** Start of SUPPLIED INFORMATION **

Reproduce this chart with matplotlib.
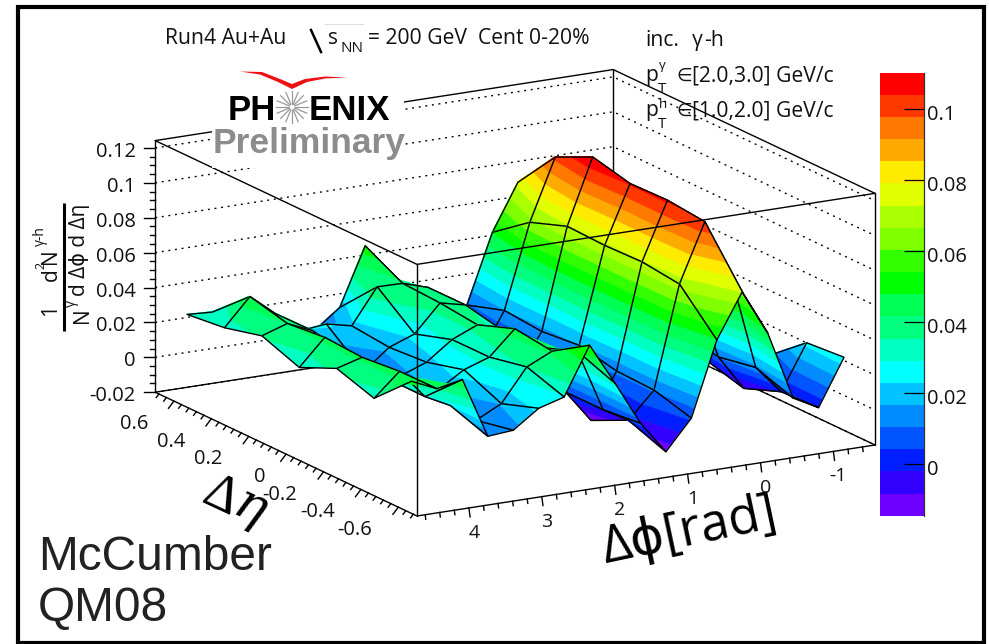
import numpy as np
import matplotlib
matplotlib.use("Agg")
import matplotlib.pyplot as plt
from matplotlib.patches import Rectangle, Polygon
from matplotlib.transforms import ScaledTranslation
from mpl_toolkits.mplot3d.art3d import Poly3DCollection
from mpl_toolkits.mplot3d import proj3d

plt.rcParams['font.family'] = ['Open Sans', 'DejaVu Sans']

# ---------------- data ----------------
dphi_centers = np.pi * (3 / 2 - (np.arange(18) + 0.5) / 9)   # index 0 = largest dphi
deta_centers = np.array([-0.6, -0.4, -0.2, 0.0, 0.2, 0.4, 0.6])

z_eta_m06 = [.0513, .0448, .0478, .0130, .0142, .0245, .0287, .0561, .0321, .0069, -.0117, .0053, .0478, .0732, .0473, .0077, .0000, .0266]
z_eta_m04 = [.0314, .0446, .0279, .0205, .0097, .0170, .0358, .0426, .0402, .0046, -.0038, .0112, .0697, .1032, .0715, .0152, -.0010, .0248]
z_eta_m02 = [.0384, .0425, .0280, .0218, .0172, .0263, .0313, .0453, .0324, .0045, -.0140, .0120, .0723, .1054, .0544, .0111, -.0092, .0074]
z_eta_00 = [.0288, .0438, .0300, .0213, .0151, .0205, .0312, .0374, .0319, .0125, .0045, .0166, .0716, .1048, .0471, .0162, -.0032, .0003]
z_eta_p02 = [.0368, .0416, .0352, .0198, .0072, .0189, .0243, .0398, .0364, .0099, -.0072, .0144, .0724, .1099, .0484, .0117, -.0019, .0015]
z_eta_p04 = [.0313, .0469, .0349, .0228, .0244, .0211, .0412, .0409, .0363, .0036, -.0084, .0163, .0646, .0997, .0440, .0131, -.0007, -.0001]
z_eta_p06 = [.0288, .0279, .0167, .0108, .0040, .0081, .0192, .0523, .0185, -.0066, -.0117, .0093, .0487, .0751, .0366, .0086, -.0051, -.0045]

band_colors = ['#6e00ff', '#3200ff', '#001eff', '#0055ff', '#008cff', '#00c3ff', '#00ffff', '#00ffc3',
               '#00ff80', '#00ff55', '#00ff00', '#32ff00', '#80ff00', '#aaff00', '#e1ff00', '#ffeb00',
               '#ffaa00', '#ff7800', '#ff3800', '#ff0000']
z_low, z_high = -0.0147, 0.1103

phi_lim = (4.712, -1.571)
eta_lim = (-0.7, 0.7)
z_lim = (-0.02, 0.1242)
z_ticks = [-0.02, 0, 0.02, 0.04, 0.06, 0.08, 0.1, 0.12]
phi_ticks = [4, 3, 2, 1, 0, -1]
eta_ticks = [0.6, 0.4, 0.2, 0, -0.2, -0.4, -0.6]
cbar_ticks = [0, 0.02, 0.04, 0.06, 0.08, 0.1]

Z = np.array([z_eta_m06, z_eta_m04, z_eta_m02, z_eta_00, z_eta_p02, z_eta_p04, z_eta_p06])

# ---------------- figure / 3D axes ----------------
W_PX, H_PX = 989, 644
fig = plt.figure(figsize=(W_PX / 100, H_PX / 100), dpi=100, facecolor='white')
ax = fig.add_axes([0, 0, 1, 1], projection='3d', computed_zorder=False)
ax.set_proj_type('ortho')
ax.set_box_aspect((528, 527, 261.5))
ax.view_init(elev=15.71, azim=-119.8)
ax.set_xlim(*phi_lim)
ax.set_ylim(*eta_lim)
ax.set_zlim(*z_lim)
ax.set_axis_off()
ax.patch.set_alpha(0)
ax.apply_aspect()

# place the box in the figure: front-bottom corner and width of the phi edge
M = ax.get_proj()


def frac(x, y, z):
    a, b, _ = proj3d.proj_transform(x, y, z, M)
    return ax.transAxes.inverted().transform(ax.transData.transform((a, b)))


uF = frac(phi_lim[0], eta_lim[0], z_lim[0])
uR = frac(phi_lim[1], eta_lim[0], z_lim[0])
ref_a = proj3d.proj_transform(phi_lim[0], eta_lim[0], z_lim[0], M)[:2]
ref_b = proj3d.proj_transform(phi_lim[1], eta_lim[1], z_lim[1], M)[:2]
uA, uB = frac(phi_lim[0], eta_lim[0], z_lim[0]), frac(phi_lim[1], eta_lim[1], z_lim[1])
sx = (uB[0] - uA[0]) / (ref_b[0] - ref_a[0])
sy = (uB[1] - uA[1]) / (ref_b[1] - ref_a[1])

side = 458.0 / (uR[0] - uF[0])
x0 = 417.0 - side * uF[0]
y0 = (H_PX - 516.0) - side * uF[1]
ax.set_position([x0 / W_PX, y0 / H_PX, side / W_PX, side / H_PX])


def to_px(x, y, z):
    a, b, _ = proj3d.proj_transform(x, y, z, M)
    ux = uA[0] + sx * (a - ref_a[0])
    uy = uA[1] + sy * (b - ref_a[1])
    return x0 + side * ux, H_PX - (y0 + side * uy)


# ---------------- box (back) ----------------
pmax, pmin = phi_lim
emin, emax = eta_lim
zb, zt = z_lim
BK = dict(color='k', lw=1.0, zorder=2, solid_capstyle='round')
DOT = dict(color='k', lw=1.0, linestyle=(0, (1.4, 3.4)), zorder=1)
for z in z_ticks:
    ax.plot([pmax, pmin, pmin], [emax, emax, emin], [z, z, z], **DOT)
ax.plot([pmax, pmin, pmin], [emax, emax, emin], [zb, zb, zb], **BK)
ax.plot([pmax, pmin, pmin], [emax, emax, emin], [zt, zt, zt], **BK)
ax.plot([pmin, pmin], [emax, emax], [zb, zt], **BK)
ax.plot([pmin, pmin], [emin, emin], [zb, zt], **BK)

# ---------------- surface ----------------
levels = np.linspace(z_low, z_high, len(band_colors) + 1)


def clip_half(poly, level, keep_above):
    out = []
    n = len(poly)
    for i in range(n):
        p, q = poly[i], poly[(i + 1) % n]
        dp = p[2] - level if keep_above else level - p[2]
        dq = q[2] - level if keep_above else level - q[2]
        if dp >= 0:
            out.append(p)
        if dp * dq < 0:
            t = dp / (dp - dq)
            out.append(tuple(p[m] + t * (q[m] - p[m]) for m in range(3)))
    return out


order = 10
for k in range(16, -1, -1):
    for j in range(5, -1, -1):
        quad = [(dphi_centers[k], deta_centers[j], Z[j, k]),
                (dphi_centers[k + 1], deta_centers[j], Z[j, k + 1]),
                (dphi_centers[k + 1], deta_centers[j + 1], Z[j + 1, k + 1]),
                (dphi_centers[k], deta_centers[j + 1], Z[j + 1, k])]
        polys, cols = [], []
        for b, col in enumerate(band_colors):
            lo = levels[b] if b > 0 else -1.0
            hi = levels[b + 1] if b < len(band_colors) - 1 else 1.0
            piece = clip_half(clip_half(quad, lo, True), hi, False)
            if len(piece) >= 3:
                polys.append(np.array(piece))
                cols.append(col)
        fill = Poly3DCollection(polys, facecolors=cols, edgecolors=cols, linewidths=0.4, zorder=order)
        ax.add_collection3d(fill, autolim=False)
        mesh = Poly3DCollection([np.array(quad)], facecolors=(0, 0, 0, 0), edgecolors='k',
                                linewidths=1.0, zorder=order + 0.5)
        ax.add_collection3d(mesh, autolim=False)
        order += 1

# ---------------- box (front) ----------------
FR = dict(color='k', lw=1.0, zorder=order + 5, solid_capstyle='round')
ax.plot([pmax, pmax, pmin], [emax, emin, emin], [zb, zb, zb], **FR)
ax.plot([pmax, pmax, pmin], [emax, emin, emin], [zt, zt, zt], **FR)
ax.plot([pmax, pmax], [emax, emax], [zb, zt], **FR)
ax.plot([pmax, pmax], [emin, emin], [zb, zt], **FR)
ax.set_xlim(*phi_lim)
ax.set_ylim(*eta_lim)
ax.set_zlim(*z_lim)

# ---------------- overlay in pixel space: ticks, labels, logo ----------------
ov = fig.add_axes([0, 0, 1, 1], zorder=5)
ov.set_xlim(0, W_PX)
ov.set_ylim(H_PX, 0)
ov.axis('off')
ov.patch.set_alpha(0)

TXT = dict(color='#111111', fontsize=14.5, va='center')

# z axis
for z in np.arange(-0.02, 0.1201, 0.005):
    px, py = to_px(pmax, emax, z)
    major = abs(z / 0.02 - round(z / 0.02)) < 1e-6
    ov.plot([px - (11 if major else 5), px], [py, py], color='k', lw=1.0)
for z in z_ticks:
    px, py = to_px(pmax, emax, z)
    ov.text(px - 19.5, py + 4, f'{z:g}', ha='right', **TXT)

# phi axis
for v in np.arange(-1.4, 4.61, 0.2):
    px, py = to_px(v, emin, zb)
    major = abs(v - round(v)) < 1e-6
    ln = 9 if major else 4.5
    ov.plot([px, px + 0.13 * ln], [py, py + ln], color='k', lw=1.0)
for v in phi_ticks:
    px, py = to_px(v, emin, zb)
    ov.text(px + 5, py + 25, f'{v:g}', ha='center', color='#111111', fontsize=14, va='center')

# eta axis
for v in np.arange(-0.68, 0.681, 0.04):
    px, py = to_px(pmax, v, zb)
    major = abs(v / 0.2 - round(v / 0.2)) < 1e-6
    ln = 9 if major else 4.5
    ov.plot([px, px - 0.6 * ln], [py, py + 0.8 * ln], color='k', lw=1.0)
for v in eta_ticks:
    px, py = to_px(pmax, v, zb)
    ov.text(px - (21 if v == 0 else 26), py + 23, f'{v:g}', ha='right', color='#111111', fontsize=14.5, va='center')

# axis titles
ov.text(246, 497, 'Δ', family='Liberation Serif', fontsize=38, rotation=-25, ha='right', va='center', color='k')
ov.text(225, 508, 'η', family='DejaVu Serif', style='italic', fontsize=37, rotation=-25, ha='left', va='center', color='k')
ov.text(689, 532, 'Δϕ[rad]', fontsize=37, rotation=12, ha='center', va='center', color='k', rotation_mode='anchor')

YL = dict(rotation=90, color='#111111', va='center', ha='center')
ov.plot([64, 64], [203, 331], color='k', lw=2.2, solid_capstyle='butt')
ov.text(51, 310, '1', fontsize=15, **YL)
ov.text(51, 274.5, 'd', fontsize=15, **YL)
ov.text(41, 265, '2', fontsize=9, **YL)
ov.text(51, 256.5, 'N', fontsize=15, **YL)
ov.text(40, 236, 'γ-h', fontsize=10, **YL)
ov.text(82, 315, 'N', fontsize=15, **YL)
ov.text(71, 303, 'γ', fontsize=10, **YL)
ov.text(80, 250, 'd Δϕ d Δη', fontsize=15, **YL)

# header text
HD = dict(color='#111111', va='baseline', fontsize=15.2)
ov.text(165, 44, 'Run4 Au+Au', **HD)
ov.plot([311, 321], [30, 52], color='k', lw=1.8)
ov.plot([325, 363], [24, 24], color='#dddddd', lw=0.8)
ov.text(328, 44, 's', **HD)
ov.text(340, 52, 'NN', color='#111111', va='baseline', fontsize=11)
ov.text(368, 44, '= 200 GeV  Cent 0-20%', **HD)
ov.text(645, 46, 'inc.', **HD)
ov.text(692, 46, 'γ', **HD)
ov.text(704, 46, '-h', **HD)
for yy, sup, up, rng in [(81, 'γ', 12, '[2.0,3.0] GeV/c'), (116, 'h', 8, '[1.0,2.0] GeV/c')]:
    ov.text(645, yy, 'p', **HD)
    ov.text(659, yy - up, sup, color='#111111', fontsize=9.5, va='baseline')
    ov.text(658, yy + 12, 'T', color='#111111', fontsize=11, va='baseline')
    ov.text(676, yy, '∈', color='#111111', va='baseline', fontsize=13)
    ov.text(692, yy, rng, **HD)

# logo
ov.add_patch(Rectangle((212, 60), 192, 108, facecolor='white', edgecolor='none', zorder=3))
ov.add_patch(Polygon([(240, 71.5), (262, 72), (280, 79), (292, 84), (305, 79), (325, 76.5), (347, 77.5),
                      (325, 78.5), (307, 82), (292, 89), (278, 82), (260, 74.5)],
                     facecolor='#ee1111', edgecolor='none', zorder=4))
LOGO = dict(family='Liberation Sans', weight='bold', va='baseline', zorder=4)
ov.text(228, 120, 'PH', color='k', fontsize=25, **LOGO)
ov.text(309, 120, 'ENIX', color='k', fontsize=25, **LOGO)
ov.text(213, 153, 'Preliminary', color='#8c8c8c', fontsize=25.5, **LOGO)
for ang in np.arange(0, 360, 22.5):
    ov.plot([292 + 3 * np.cos(np.radians(ang)), 292 + 16 * np.cos(np.radians(ang))],
            [107 + 3 * np.sin(np.radians(ang)), 107 + 16 * np.sin(np.radians(ang))],
            color='#999999', lw=0.9, zorder=4)

# signature
SG = dict(family='Liberation Sans', color='#222222', fontsize=34.5, va='baseline')
ov.text(38, 570, 'McCumber', **SG)
ov.text(38, 621, 'QM08', **SG)

# frame
ov.add_patch(Rectangle((18, 7), 965.5, 635.5, facecolor='none', edgecolor='k', lw=3.0, zorder=6))

# ---------------- colour scale ----------------
cax = fig.add_axes([880 / W_PX, 1 - 515.7 / H_PX, 43.5 / W_PX, (515.7 - 72.7) / H_PX], zorder=4)
cax.pcolormesh([0, 1], levels, np.arange(len(band_colors)).reshape(-1, 1),
               cmap=matplotlib.colors.ListedColormap(band_colors), shading='flat')
cax.set_xticks([])
cax.set_ylim(z_low, z_high)
cax.yaxis.tick_right()
cax.set_yticks(cbar_ticks)
cax.set_yticklabels([f'{v:g}' for v in cbar_ticks], fontsize=14.5, color='#111111')
cax.tick_params(axis='y', direction='in', length=14.5, width=0.9, pad=2.5, color='k')
shift = ScaledTranslation(0, -3.5 / 100, fig.dpi_scale_trans)
for lbl in cax.get_yticklabels():
    lbl.set_transform(lbl.get_transform() + shift)
for name in ('left', 'top', 'bottom'):
    cax.spines[name].set_visible(False)
cax.spines['right'].set_linewidth(0.9)
cax.spines['right'].set_color('#333333')

fig.savefig('out.png', dpi=100, facecolor='white')
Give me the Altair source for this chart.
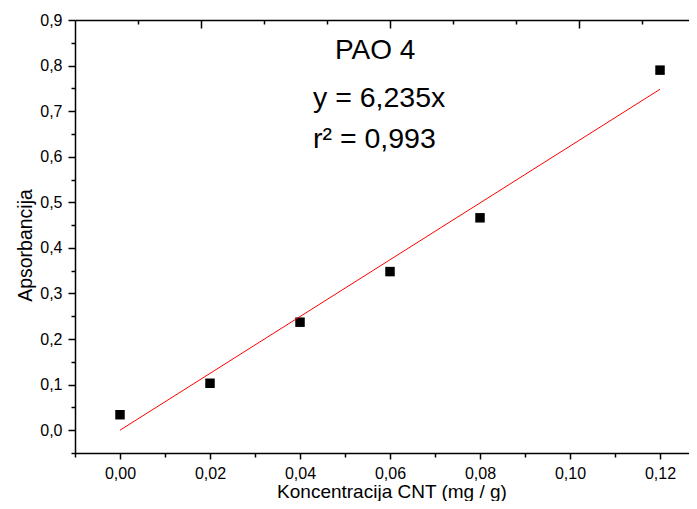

** End of SUPPLIED INFORMATION **

PROBLEM REQUIREMENTS = Exactly as they appear, print the lines of the listing above from its first line through the line that contains "deta_centers = np.array([-0.6, -0.4, -0.2, 0.0, 0.2, 0.4, 0.6])", minus the pictures.

WRITTEN ANSWER =
Reproduce this chart with matplotlib.
import numpy as np
import matplotlib
matplotlib.use("Agg")
import matplotlib.pyplot as plt
from matplotlib.patches import Rectangle, Polygon
from matplotlib.transforms import ScaledTranslation
from mpl_toolkits.mplot3d.art3d import Poly3DCollection
from mpl_toolkits.mplot3d import proj3d

plt.rcParams['font.family'] = ['Open Sans', 'DejaVu Sans']

# ---------------- data ----------------
dphi_centers = np.pi * (3 / 2 - (np.arange(18) + 0.5) / 9)   # index 0 = largest dphi
deta_centers = np.array([-0.6, -0.4, -0.2, 0.0, 0.2, 0.4, 0.6])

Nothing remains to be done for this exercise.